First, starlings are just as good at learning how to peck keys as other birds; we have a long tradition of training them for psychology experiments where they learn to press certain buttons, depending on the stimuli they see on a screen.

Second, much like Facebook users, there are a lot of them. Starlings are everywhere. They were originally distributed in Europe, Asia and Northern Africa, but large populations also thrive in North America, Australia, South Africa and pretty much every other place that western European people colonized. Truly, these are rats of the sky. From just 100 birds released in Central Park in 1890, the North American population inflated to over 200 milllion, a considerable nuisance. Like us, starlings do well in cities and places where industrial-scale agriculture can support their overpopulated flocks.

European starlings

This brings me to the most important way that starlings are like Facebook users: their massive, wheeling flocks.

Take a look at some of videos of this incredible phenomenon – more accurately described as swarming: a good one from Crewe, in England; another from Rome, and a night in Sacramento in December 2009 that caused a sensation (e.g., this news report has the Sacramento starling swarms set to some eerie music).

This is collective behaviour: an organization that emerges from the interactions of many individuals, without any central control. When individuals in a social group follow one another and copy their neighbours, a tightly-coordinated swarm emerges as a result.

Scientists have applied computer models of typical starling aerial movements, like banking, climbing and rolling, to show how these flock dynamics work. Their results demonstrate that simple rules of copying can produce patterns that look a lot like what we see in real starling swarms7,8,9.

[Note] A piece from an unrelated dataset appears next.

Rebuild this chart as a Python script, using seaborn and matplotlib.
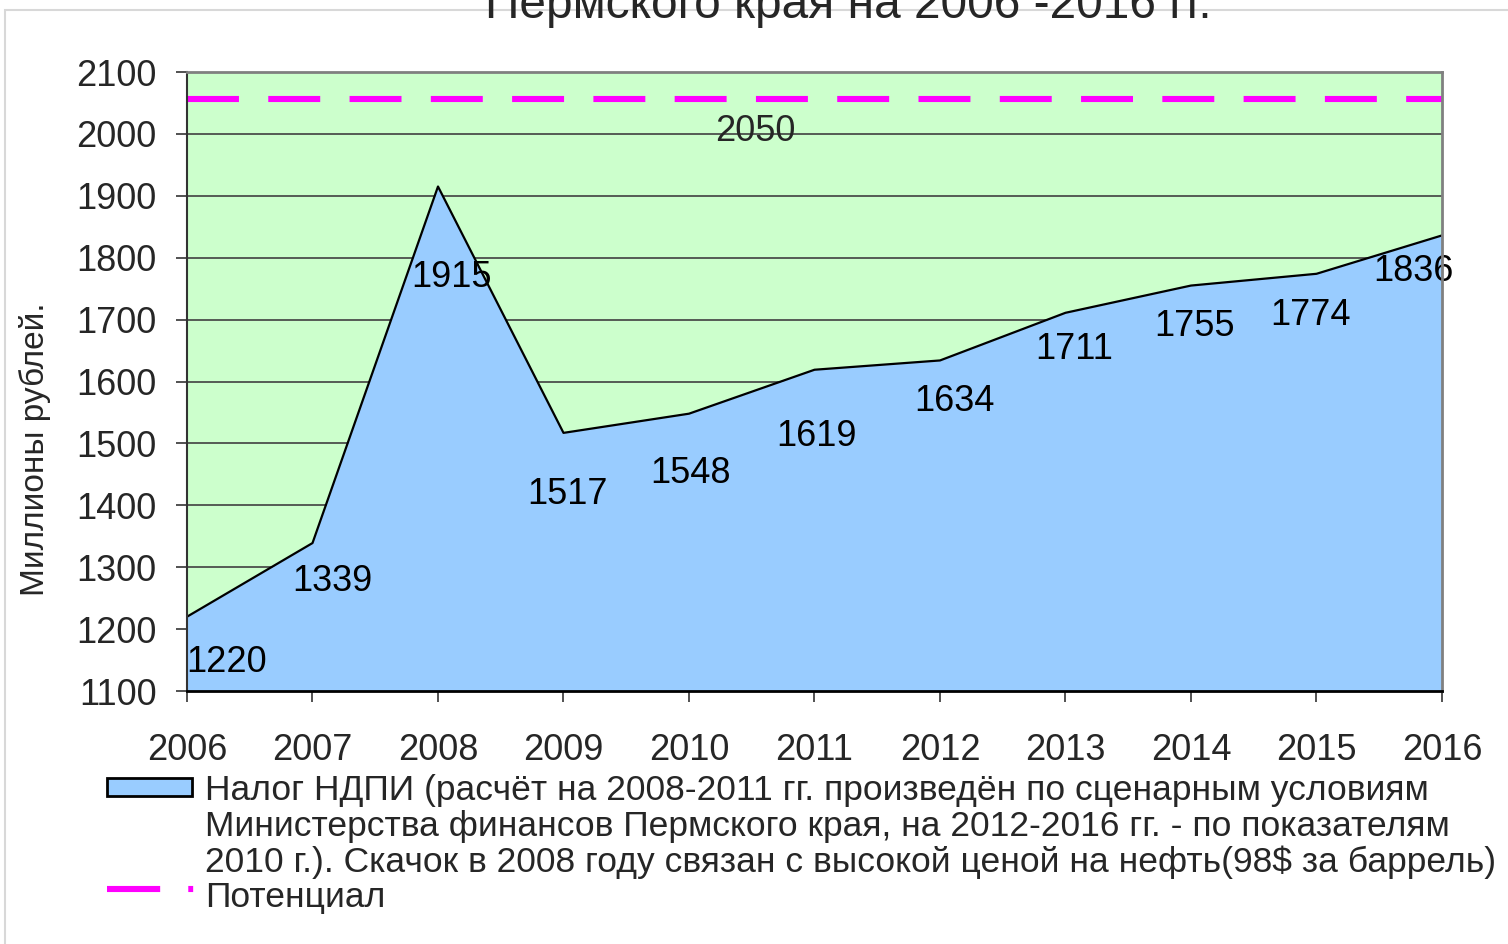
import matplotlib
matplotlib.use("Agg")
import matplotlib.pyplot as plt
from matplotlib.patches import Rectangle
from matplotlib.lines import Line2D
import seaborn as sns
import pandas as pd

# chart data
years = [2006, 2007, 2008, 2009, 2010, 2011, 2012, 2013, 2014, 2015, 2016]
ndpi_tax = [1220, 1339, 1915, 1517, 1548, 1619, 1634, 1711, 1755, 1774, 1836]
potential_level = 2056
potential_label = "2050"
y_ticks = list(range(1100, 2101, 100))

title_text = "Пермского края на 2006 -2016 гг."
ylabel_text = "Миллионы рублей."
legend_ndpi = ("Налог НДПИ (расчёт на 2008-2011 гг. произведён по сценарным условиям\n"
               "Министерства финансов Пермского края, на 2012-2016 гг. - по показателям\n"
               "2010 г.). Скачок в 2008 году связан с высокой ценой на нефть(98$ за баррель)")
legend_potential = "Потенциал"

# label offsets in pixels (layout only)
label_offsets = [(40, -46), (20, -38), (14, -91), (4, -62), (2, -60), (2, -67),
                 (14, -41), (9, -37), (4, -41), (-6, -42), (-29, -36)]

BLUE = "#99CCFF"
GREEN = "#CCFFCC"
MAGENTA = "#FF00FF"

sns.set_style("white")
plt.rcParams["font.family"] = ["Liberation Sans", "DejaVu Sans"]

df = pd.DataFrame({"year": years, "tax": ndpi_tax})

fig = plt.figure(figsize=(15.08, 9.44), dpi=100)
ax = fig.add_axes([187 / 1508, 1 - 691 / 944, (1442 - 187) / 1508, (691 - 72) / 944])
ax.set_facecolor(GREEN)

# light frame around the slide area
fig.patches.append(Rectangle((5 / 1508, -0.02), 1.1, 1 - 10 / 944 + 0.02,
                             transform=fig.transFigure, fill=False,
                             edgecolor="#d8d8d8", lw=1.5, zorder=0))

ax.fill_between(df["year"], df["tax"], 1100, color=BLUE, zorder=2, lw=0)
sns.lineplot(data=df, x="year", y="tax", ax=ax, color="black", lw=1.6, zorder=3)

ax.axhline(potential_level, color=MAGENTA, lw=4.4, dashes=(8.5, 4.8), zorder=4)

for x, v, (dx, dy) in zip(years, ndpi_tax, label_offsets):
    ax.annotate(str(v), (x, v), xytext=(dx, dy), textcoords="offset pixels",
                ha="center", va="center", fontsize=26, color="black", zorder=5)
ax.annotate(potential_label, (2011, potential_level), xytext=(-59, -32),
            textcoords="offset pixels", ha="center", va="center", fontsize=26, zorder=5)

ax.set_xlim(years[0], years[-1])
ax.set_ylim(y_ticks[0], y_ticks[-1])
ax.set_xticks(years)
ax.set_yticks(y_ticks)
ax.set_xlabel("")
ax.set_ylabel(ylabel_text, fontsize=24)
ax.yaxis.set_label_coords(-0.108, 0.39)

ax.grid(True, axis="y", color="#404040", lw=1.2)
ax.set_axisbelow(True)
ax.tick_params(axis="x", direction="out", length=8, width=1.2, color="#333333",
               labelsize=26, pad=22)
ax.tick_params(axis="y", direction="out", length=8, width=1.2, color="#333333",
               labelsize=26, pad=14)
ax.tick_params(bottom=True, left=True)

for side in ["top", "right"]:
    ax.spines[side].set_color("#808080")
    ax.spines[side].set_linewidth(2)
ax.spines["left"].set_color("#333333")
ax.spines["left"].set_linewidth(1.5)
ax.spines["bottom"].set_color("black")
ax.spines["bottom"].set_linewidth(2)
for s in ax.spines.values():
    s.set_zorder(6)

# title (first line is off the top of the picture)
fig.text(848 / 1508, 1 - 18 / 944, title_text, ha="center", va="baseline", fontsize=34.5)

# legend drawn by hand to match the layout
fig.patches.append(Rectangle((107 / 1508, 1 - 796 / 944), 85 / 1508, 18 / 944,
                             transform=fig.transFigure, facecolor=BLUE,
                             edgecolor="black", lw=2))
fig.text(205 / 1508, 1 - 774 / 944, legend_ndpi, ha="left", va="top",
         fontsize=25.5, linespacing=1.1)
fig.lines.append(Line2D([107 / 1508, 200 / 1508], [1 - 889 / 944] * 2,
                        transform=fig.transFigure, color=MAGENTA, lw=4.4,
                        dashes=(8.7, 4.6, 0.8, 100)))
fig.text(205 / 1508, 1 - 897 / 944, legend_potential, ha="left", va="center", fontsize=25.5)

fig.savefig("out.png", dpi=100)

And, similar to Facebook connections, interactions in a starling flock go beyond mere physical proximity. The birds base their movements on a group of specific, linked individuals in the network, rather than simply copying those within a given distance in the flock8.

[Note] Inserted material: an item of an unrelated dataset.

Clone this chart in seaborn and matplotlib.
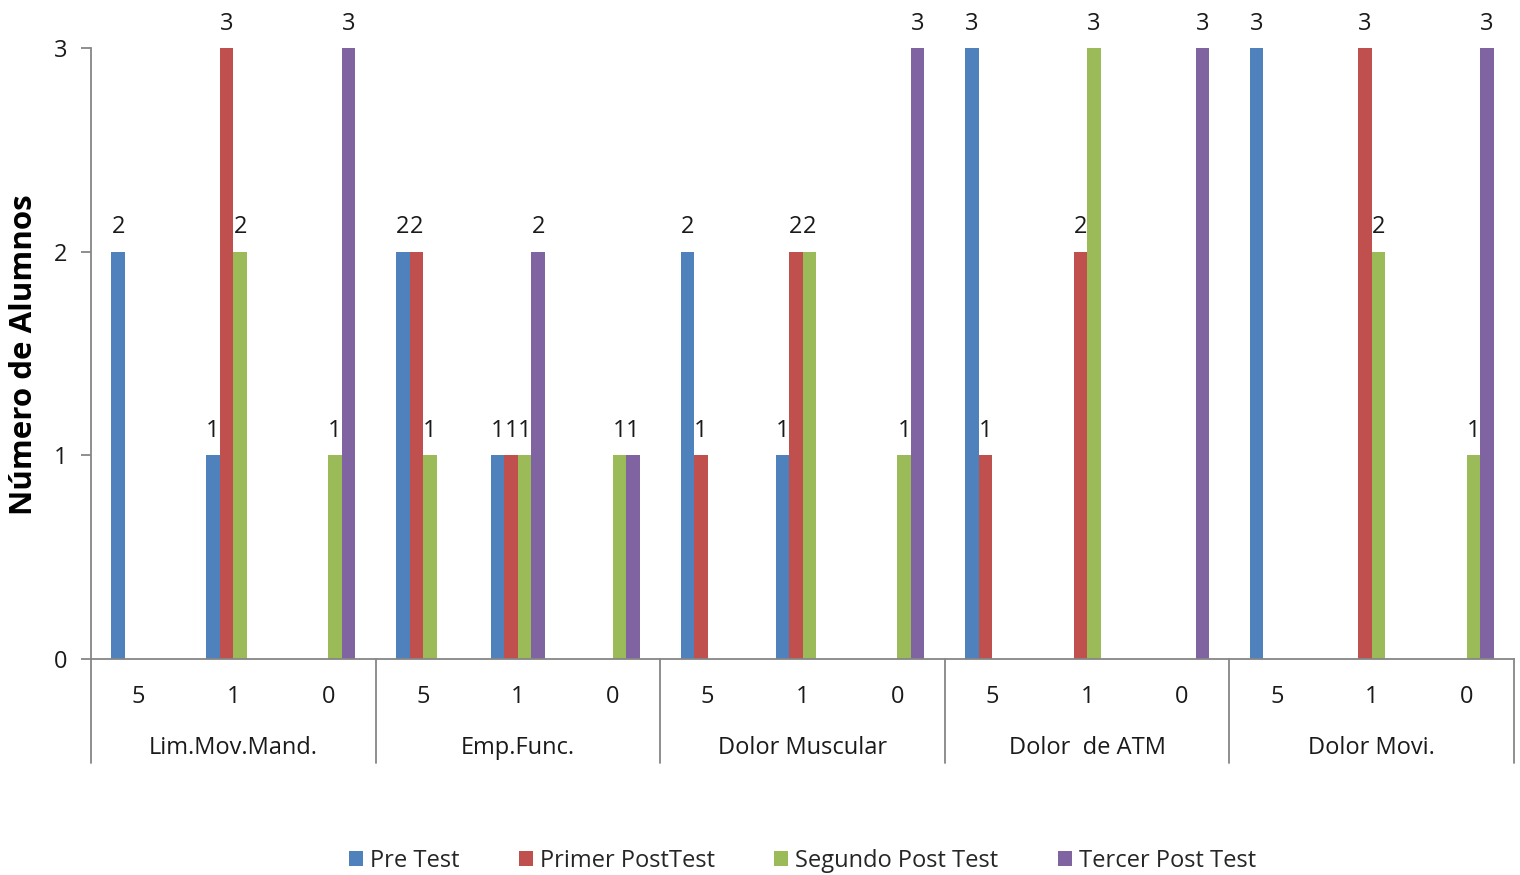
import matplotlib
matplotlib.use("Agg")
import matplotlib.pyplot as plt
import matplotlib.transforms as mtransforms
from matplotlib.patches import Patch
import seaborn as sns
import pandas as pd

# Categories
groups = ["Lim.Mov.Mand.", "Emp.Func.", "Dolor Muscular", "Dolor  de ATM", "Dolor Movi."]
levels = ["5", "1", "0"]
series = ["Pre Test", "Primer PostTest", "Segundo Post Test", "Tercer Post Test"]

# Counts per (group, level), in group order then level order
pre_test = [2, 1, 0, 2, 1, 0, 2, 1, 0, 3, 0, 0, 3, 0, 0]
primer_post = [0, 3, 0, 2, 1, 0, 1, 2, 0, 1, 2, 0, 0, 3, 0]
segundo_post = [0, 2, 1, 1, 1, 1, 0, 2, 1, 0, 3, 0, 0, 2, 1]
tercer_post = [0, 0, 3, 0, 2, 1, 0, 0, 3, 0, 0, 3, 0, 0, 3]

yticks = [0, 1, 2, 3]
colors = ["#4F81BD", "#C0504D", "#9BBB59", "#8064A2"]

sns.set_theme(style="white")
plt.rcParams["font.family"] = ["Open Sans", "DejaVu Sans"]

FS = 17
TXT = "#1a1a1a"

slots = [f"{g}|{l}" for g in groups for l in levels]
rows = []
for name, vals in zip(series, [pre_test, primer_post, segundo_post, tercer_post]):
    for s, v in zip(slots, vals):
        rows.append({"slot": s, "serie": name, "valor": v})
df = pd.DataFrame(rows)

fig = plt.figure(figsize=(15.2, 8.75), dpi=100)
ax = fig.add_axes([0.0599, 0.2469, 0.9362, 0.6982])

sns.barplot(data=df, x="slot", y="valor", hue="serie", order=slots,
            hue_order=series, palette=colors, width=0.57, ax=ax,
            errorbar=None, legend=False, saturation=1, linewidth=0)

# Value labels above non-zero bars
for cont in ax.containers:
    labs = [f"{v:g}" if v > 0 else "" for v in cont.datavalues]
    ax.bar_label(cont, labels=labs, padding=9, fontsize=FS, color=TXT,
                 clip_on=False)

ax.set_xlim(-0.5, len(slots) - 0.5)
ax.set_ylim(0, 3)
ax.set_yticks(yticks)
ax.set_yticklabels([str(t) for t in yticks], fontsize=FS, color=TXT)
ax.tick_params(axis="y", length=7, width=1.3, color="#868686", left=True,
               direction="out", pad=10)
ax.set_xticks([])
ax.set_xlabel("")
ax.set_ylabel("")
fig.text(24 / 1520, 1 - 355 / 875, "Número de Alumnos", rotation=90,
         ha="center", va="center", fontsize=22.5, fontweight="bold",
         color="#000000")

for side in ["top", "right"]:
    ax.spines[side].set_visible(False)
for side in ["left", "bottom"]:
    ax.spines[side].set_color("#868686")
    ax.spines[side].set_linewidth(1.3)

# Two-level category axis
trans = mtransforms.blended_transform_factory(ax.transData, ax.transAxes)
for i, s in enumerate(slots):
    ax.text(i, -0.062, s.split("|")[1], transform=trans, ha="center",
            va="center", fontsize=FS, color=TXT)
for gi, g in enumerate(groups):
    center = gi * len(levels) + (len(levels) - 1) / 2
    ax.text(center, -0.146, g, transform=trans, ha="center", va="center",
            fontsize=FS, color=TXT)
for b in range(len(groups) + 1):
    xb = b * len(levels) - 0.5
    ax.plot([xb, xb], [0, -0.170], transform=trans, color="#868686",
            lw=1.3, clip_on=False)

handles = [Patch(facecolor=c, edgecolor="none") for c in colors]
fig.legend(handles, series, loc="center", bbox_to_anchor=(0.528, 0.016),
           ncol=4, frameon=False, fontsize=FS, handlelength=0.6,
           handleheight=0.6, handletextpad=0.3, columnspacing=2.5)

fig.savefig("out.png", dpi=100)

The most recent models suggest that starlings in a swarm might be influenced, to some extent, by all of the other birds in the flock network9. These animals are more adept at social networking than your average Facebook user can imagine, and researchers still have no idea how the birds achieve the near-instantaneous signal processing that swarming behaviour seems to require10.

So why do starlings do it? It’s thought that most animals flock to share information11, gaining benefits in terms of increased ability to find food and avoid predators in a group. The flow of information via online social networks has a lot in common with this. Whether it’s Lolcats or Gordon Pinsent reading Justin Bieber, surges of internet popularity are also the result of copying in a network. And like the wheeling turns of a flock of starlings, internet pop culture takes off in some pretty inexplicable directions.

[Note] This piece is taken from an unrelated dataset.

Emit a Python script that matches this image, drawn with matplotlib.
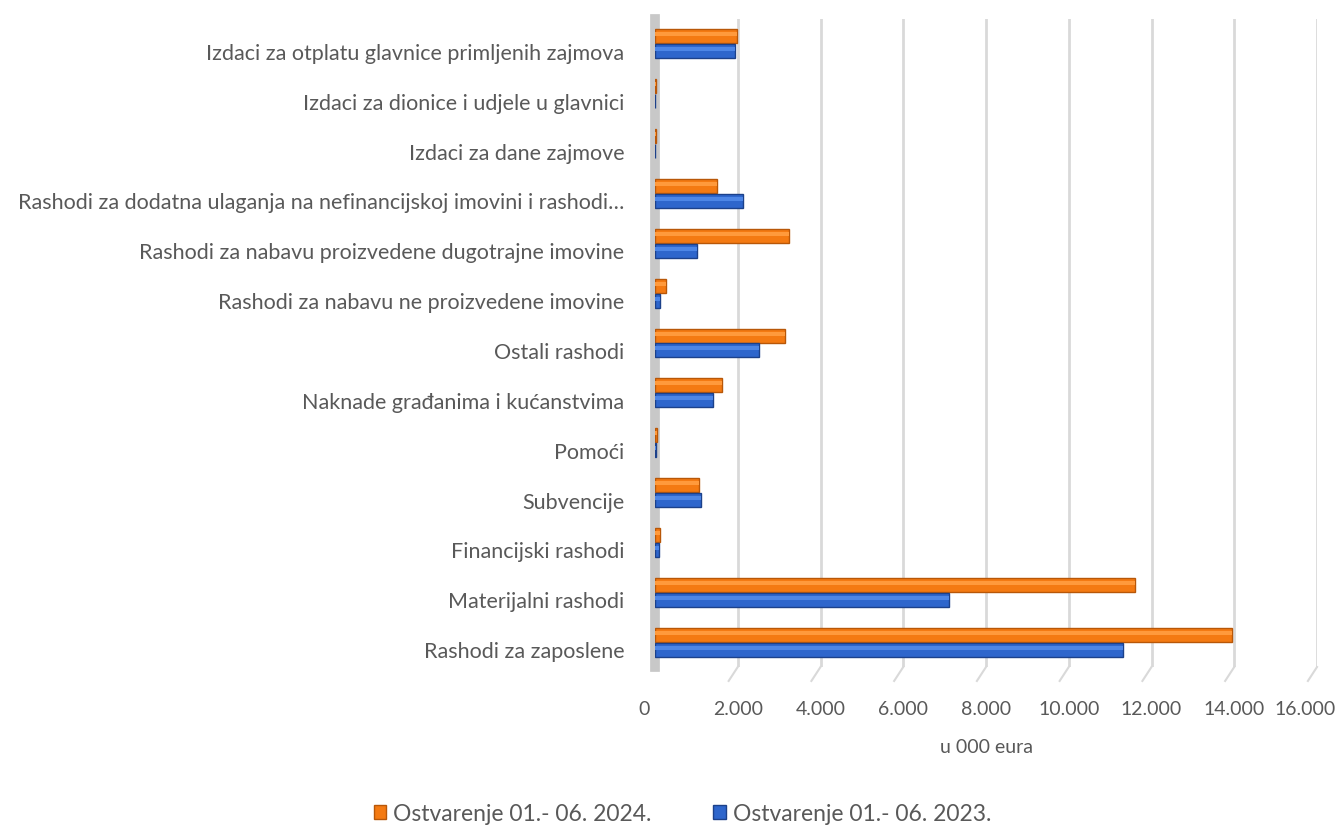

The birds tend to land in a fairly predictable location, since swarming is done as an evening ritual to choose the the group roosting site by consensus7. This points to yet another similarity: these birds had a networking habit way before Facebook got in on the game.

References

  1. Petrie, M. and Kempenaers, B. 1998. TREE 13: 52-58.
  2. Moller, A. P. and Birkhead, T. R. 1991. Behaviour 118: 170-186.
  3. Mennill, D. J. et al. 2002. Science 296: 873.
  4. Burt, J. M. and Vehrencamp, S. L. 2005. Animal Communication Networks. Cambridge University Press.
  5. Foote, J. R. et al. 2008. Behavioral Ecology 19: 1192-1199.
  6. MacDonald, D. B. 2007. PNAS 104: 10910-10914.
  7. Hildenbrandt, H. et al. 2010. Behavioral Ecology 21: 1349-1359.
  8. Ballerini, M. et al. 2008. PNAS 105: 1232-1237.
  9. Cavagna, A. et al. 2010. PNAS 107: 11865-11870.
  10. Kelm, B. 2010. Wired Science. 16 June 2010.
  11. Clark, C. W. and Mangel, M. 1984. American Naturalist 123: 626-641.